More reliable electronics for aircraft operating at altitudes where solar and cosmic radiation is encountered could be the outcome of microchips coated with nanotubes.

At altitudes of 30,000ft (9,150m) or more avionics in airliners and military aircraft are exposed to cosmic radiation levels hundreds of times greater than at ground level. This radiation degrades the etched silicon circuits and the chips malfunction, potentially shutting down avionics systems. The semiconductor industry has been aware of the issue of environmental radiation for years and the Aerospace Vehicle Systems Institute, a US industry/government technology body, has made countermeasures a high priority.

Nanotubes have a physical property that acts as an insulator against some of this radiation. These artificial carbon structures, which differ from graphite, are up to 1.4 nanometres in size and look like tubes. The approximately 1 nanometre thick coating that is now possible for conventional silicon chips could therefore provide some of the protection the devices need. Production prototypes of protected chips are to be manufactured over the next 12 months and offered to customers for use in aerospace applications. However, the company manufacturing them is having problems convincing people that the mass production of a chip with a 1 nanometre nanotube coating is already possible.

"It's difficult to explain to people that nanotechnology is really here," says Dr Brent Segal, co-founder and chief operating officer of Massachusetts-based nanotechnology company Nantero.
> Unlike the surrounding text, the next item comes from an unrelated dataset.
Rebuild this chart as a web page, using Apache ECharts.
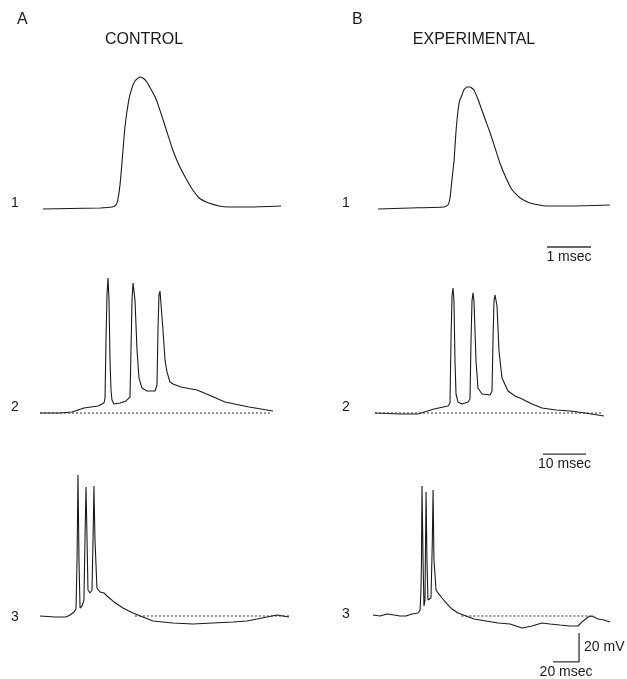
<!DOCTYPE html>
<html>
<head>
<meta charset="utf-8">
<script src="https://cdn.jsdelivr.net/npm/echarts@6/dist/echarts.min.js"></script>
<style>
html,body{margin:0;padding:0;background:#fff;}
#chart{width:627px;height:679px;}
</style>
</head>
<body>
<div id="chart"></div>
<script>
// ---- data: time (ms) vs membrane potential (mV above resting level) ----
const panelTitles = ["CONTROL", "EXPERIMENTAL"];
const panelLetters = ["A", "B"];
const rowLabels = ["1", "2", "3"];

const controlRow1 = [[0,0],[0.61,0.3],[1.30,0.7],[1.57,1.4],[1.66,2.8],[1.70,6.2],[1.75,16.6],[1.80,33.8],[1.86,55.9],[1.95,75.2],[2.02,83.4],[2.09,88.3],[2.16,90.3],[2.20,91.0],[2.27,90.3],[2.36,87.6],[2.45,82.8],[2.55,77.2],[2.64,69.7],[2.73,61.4],[2.84,51.0],[2.95,40.7],[3.09,30.3],[3.23,22.1],[3.39,13.8],[3.55,7.6],[3.77,4.1],[4.0,2.1],[4.23,1.4],[4.70,1.4],[5.41,2.1]];
const expRow1 = [[0,0],[0.73,0.7],[1.50,1.4],[1.59,2.8],[1.64,8.3],[1.68,20],[1.73,33.8],[1.77,52.4],[1.82,68.3],[1.86,75.2],[1.91,78.6],[1.95,82.1],[2.02,84.1],[2.09,84.1],[2.18,82.1],[2.27,75.9],[2.36,68.3],[2.45,60.7],[2.55,52.4],[2.66,42.1],[2.77,31.7],[2.91,21.4],[3.05,13.1],[3.23,7.6],[3.45,4.1],[3.82,2.1],[4.36,2.1],[5.27,2.8]];

const controlRow2 = [[0,0],[4.65,0],[7.44,0.7],[10.23,3.4],[13.49,4.8],[14.88,6.9],[15.12,10.3],[15.35,50.3],[15.58,81.4],[15.81,93.1],[16.05,77.9],[16.28,36.6],[16.51,15.9],[16.74,9.0],[17.21,6.2],[18.6,6.9],[20.0,8.3],[20.93,11.0],[21.16,43.4],[21.40,77.9],[21.63,89.7],[21.86,90.3],[22.09,77.9],[22.56,43.4],[23.02,24.1],[23.72,17.2],[24.88,15.2],[26.74,15.2],[27.21,19.3],[27.44,57.2],[27.67,81.4],[27.91,84.1],[28.14,82.8],[28.60,57.2],[29.07,36.6],[29.53,28.3],[30.23,21.4],[30.93,20.0],[32.79,17.9],[36.51,15.9],[39.3,12.4],[43.02,7.6],[48.6,4.1],[54.19,1.4]];
const expRow2 = [[0,0],[5.81,-0.7],[10,-0.7],[13.72,2.8],[16.98,4.8],[17.44,6.9],[17.67,49.7],[17.91,80.7],[18.14,86.2],[18.37,77.2],[18.6,35.9],[18.84,13.1],[19.3,7.6],[20.23,6.2],[21.63,7.6],[22.09,9.7],[22.33,49.7],[22.56,77.2],[22.79,82.8],[23.02,77.2],[23.49,35.9],[23.95,17.2],[24.88,13.1],[26.74,12.4],[27.21,15.2],[27.44,49.7],[27.67,77.2],[27.91,81.4],[28.37,73.8],[28.84,42.8],[29.53,24.1],[30.93,15.2],[32.56,11.7],[34.19,9.7],[36.51,6.2],[38.84,3.4],[42.1,2.1],[45.35,1.4],[48.84,0],[53.26,-2.1]];

const controlRow3 = [[0,0],[11.5,-0.7],[20,-0.7],[23.1,0.7],[26.2,2.8],[27.7,4.8],[28.5,38.6],[29.2,97.2],[30,38.6],[30.8,5.5],[32.3,6.9],[33.8,11.0],[34.6,52.4],[35.4,89.0],[36.2,52.4],[36.9,17.9],[38.5,15.9],[40,17.9],[40.8,52.4],[41.5,89.7],[42.3,52.4],[43.8,19.3],[46.2,16.6],[49.2,15.9],[51.5,13.8],[56.9,9.7],[63.8,5.5],[71.5,2.1],[79.2,-0.7],[86.9,-3.4],[102.3,-4.8],[117.7,-5.5],[133.1,-4.8],[148.5,-4.1],[159.2,-3.4],[166.9,-2.1],[174.6,-0.7],[182.3,0.7],[186.9,0],[191.5,-0.7]];
const expRow3 = [[0,0.7],[5.4,0],[10.8,1.4],[16.2,0.7],[20.8,0],[25.4,0],[30,1.4],[34.6,2.1],[36.2,4.1],[36.9,17.9],[37.3,38.6],[37.7,89.7],[38.5,38.6],[39.2,6.9],[40,11],[40.8,85.5],[41.5,38.6],[42.3,11.0],[44.6,12.4],[45.6,50.0],[46.2,86.9],[46.9,38.6],[48.5,17.9],[50,15.9],[53.1,12.4],[56.2,9.0],[60.8,4.8],[65.4,2.1],[71.5,0],[77.7,-2.1],[86.9,-3.4],[96.2,-4.8],[105.4,-5.5],[114.6,-8.3],[122.3,-6.9],[130,-4.8],[136.2,-5.5],[143.8,-6.2],[151.5,-6.9],[157.7,-6.9],[160.8,-4.1],[165.4,-0.7],[168.5,0],[173.1,-2.1],[177.7,-2.8],[182.3,-4.1]];

// dashed resting-level lines: [start ms, end ms] at 0 mV
const restLineRow2 = [[0, 53.5], [0, 52.8]];
const restLineRow3 = [[73, 191.5], [68, 167.7]];

// scale bars (ms, mV)
const scaleBarRow1 = {t0: 3.84, ms: 1, v: -26.2, label: "1 msec"};
const scaleBarRow2 = {t0: 39.07, ms: 10, v: -28.3, label: "10 msec"};
const scaleBarRow3 = {t0: 138.5, ms: 20, v0: -11.7, mv: 20, labelT: "20 msec", labelV: "20 mV"};

const traces = [[controlRow1, expRow1], [controlRow2, expRow2], [controlRow3, expRow3]];
const xMax = [[5.41, 5.27], [54.19, 53.26], [191.5, 182.3]];

// ---- layout ----
const pxPerMs = [44, 4.3, 1.3];
const pxPerMv = 1.45;
const yMin = -40, yMax = 100;
const baselineY = [209, 413, 616];
const colLeft = [[43, 378], [40, 375], [40, 373]];
const ink = "#1a1a1a";
const font = "Liberation Sans, Arial, sans-serif";

const grids = [], xAxes = [], yAxes = [], series = [];
let idx = 0;
const gridIndex = {};
for (let r = 0; r < 3; r++) {
  for (let c = 0; c < 2; c++) {
    grids.push({
      left: colLeft[r][c],
      top: baselineY[r] - yMax * pxPerMv,
      width: xMax[r][c] * pxPerMs[r],
      height: (yMax - yMin) * pxPerMv
    });
    xAxes.push({type: "value", gridIndex: idx, min: 0, max: xMax[r][c], show: false});
    yAxes.push({type: "value", gridIndex: idx, min: yMin, max: yMax, show: false});
    series.push({
      type: "line", xAxisIndex: idx, yAxisIndex: idx,
      data: traces[r][c], showSymbol: false,
      smooth: r === 0 ? 0.15 : false,
      lineStyle: {color: ink, width: 1.1}, silent: true, animation: false, clip: false
    });
    gridIndex[r + "_" + c] = idx;
    idx++;
  }
}
function dashed(r, c, range) {
  series.push({
    type: "line", xAxisIndex: gridIndex[r + "_" + c], yAxisIndex: gridIndex[r + "_" + c],
    data: [[range[0], 0], [range[1], 0]], showSymbol: false,
    lineStyle: {color: "#333", width: 1, type: [2, 2]}, silent: true, animation: false
  });
}
dashed(1, 0, restLineRow2[0]); dashed(1, 1, restLineRow2[1]);
dashed(2, 0, restLineRow3[0]); dashed(2, 1, restLineRow3[1]);

function hBar(r, c, sb) {
  const g = gridIndex[r + "_" + c];
  series.push({
    type: "line", xAxisIndex: g, yAxisIndex: g,
    data: [[sb.t0, sb.v], [sb.t0 + sb.ms, sb.v]], showSymbol: false, clip: false,
    lineStyle: {color: "#333", width: 1.3}, silent: true, animation: false,
    markPoint: {
      symbol: "circle", symbolSize: 0,
      data: [{coord: [sb.t0 + sb.ms / 2, sb.v], label: {show: true, formatter: sb.label, position: "bottom", distance: 3, color: ink, fontSize: 14, fontFamily: font}}]
    }
  });
}
hBar(0, 1, scaleBarRow1);
hBar(1, 1, scaleBarRow2);
{
  const g = gridIndex["2_1"], sb = scaleBarRow3;
  const tEnd = sb.t0 + sb.ms, vEnd = sb.v0 - sb.mv;
  series.push({
    type: "line", xAxisIndex: g, yAxisIndex: g,
    data: [[tEnd, sb.v0], [tEnd, vEnd], [sb.t0, vEnd]], showSymbol: false, clip: false,
    lineStyle: {color: "#333", width: 1.3}, silent: true, animation: false,
    markPoint: {
      symbol: "circle", symbolSize: 0,
      data: [
        {coord: [tEnd, (sb.v0 + vEnd) / 2], label: {show: true, formatter: sb.labelV, position: "right", distance: 5, color: ink, fontSize: 14, fontFamily: font}},
        {coord: [tEnd - sb.ms / 2, vEnd], label: {show: true, formatter: sb.labelT, position: "bottom", distance: 3, color: ink, fontSize: 14, fontFamily: font}}
      ]
    }
  });
}

const graphics = [];
const letterX = [23, 358], titleX = [144, 474];
for (let c = 0; c < 2; c++) {
  graphics.push({type: "text", left: letterX[c] - 6, top: 12, style: {text: panelLetters[c], font: "16px " + font, fill: ink}});
  graphics.push({type: "text", x: titleX[c], y: 40, style: {text: panelTitles[c], font: "16px " + font, fill: ink, textAlign: "center", textVerticalAlign: "middle"}});
}
const rowLabelX = [15, 346];
const rowLabelY = [[203, 203], [407, 407], [617, 614]];
for (let r = 0; r < 3; r++) {
  for (let c = 0; c < 2; c++) {
    graphics.push({type: "text", x: rowLabelX[c], y: rowLabelY[r][c], style: {text: rowLabels[r], font: "14px " + font, fill: ink, textAlign: "center", textVerticalAlign: "middle"}});
  }
}

const chart = echarts.init(document.getElementById("chart"), null, {renderer: "canvas"});
chart.setOption({
  animation: false,
  backgroundColor: "#fff",
  grid: grids, xAxis: xAxes, yAxis: yAxes, series: series, graphic: graphics
});
</script>
</body>
</html>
While the nanotube coating has applications for standard microchips used in airliner avionics, the process could also be used for future chips. Today's semiconductors have switching gates 130 nanometres wide. Semiconductors could have gates just 65 nanometres wide for higher transistor density and therefore greater processing power in two years' time. These could be used for high-altitude unmanned air vehicles' artificial intelligence systems for autonomous operation.